Photojournalism: Honorable Mention 2015 (amateur)
ENTRY DESCRIPTION
War Landscapes is a photo project based on an exhibition and a photobook with about 100 black and white images taken in fifteen years of work in major conflict areas of the world. They range from the ruins of Kabul in 2001 to the gutted houses of southern Lebanon in 2006, the ghost town of Libya in revolt in 2011 to the refugee camps in South Sudan and Iraq in recent days.
I took a lot of photos of despair, screaming and pain but for this book I chose images of landscapes, places marked by the destruction and the effects of war. A way, I hope, to reflect away from the noise and excitement about all conflicts of modern times.
Battlefields, skeletons of aircraft, concrete walls, fortresses and military posts: so, in the almost complete absence of the human figure, to reflect not on a particular conflict but about all wars.
Some say that the great nations have become such by the war.

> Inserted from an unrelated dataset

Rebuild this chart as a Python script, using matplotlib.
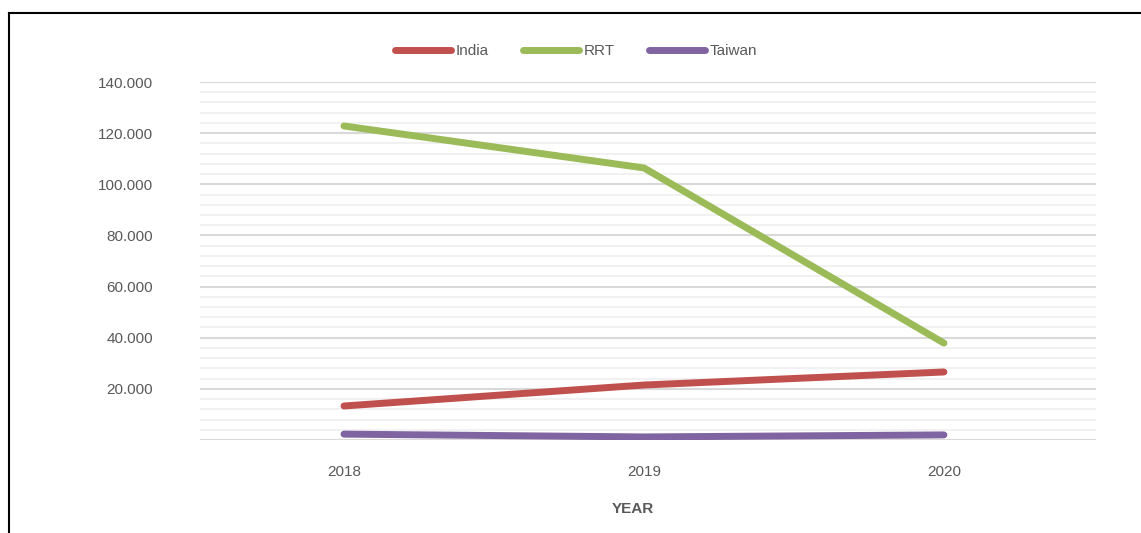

It is not true. The war does not build, but destroys it. It destroys the lives of men, their homes, their monuments, their cities. And the nature, the landscape, the beauty. The great civilizations that have developed because of culture, peaceful coexistence, to the foresight of those who governed them. The war has always been a step back in history. The ruins that rise over the fields of battle are proof.
AUTHOR
Alfredo Macchi, journalist and photographer, was born on June the 25 th 1967 in Sorengo, Lugano (Switzerland) and actually he lives in Rome. He studied at the Istitute for the formation at Journalism of Milan. From 1999 he covered some of the most important international events of the last 20 years as special correspondent and he has been in many war areas: Kosovo, Afghanistan, Middle East, Egypt, Libya, Iraq, Lebanon, and South Sudan. He collabrates as photographer with some humanitarian orgnaizations.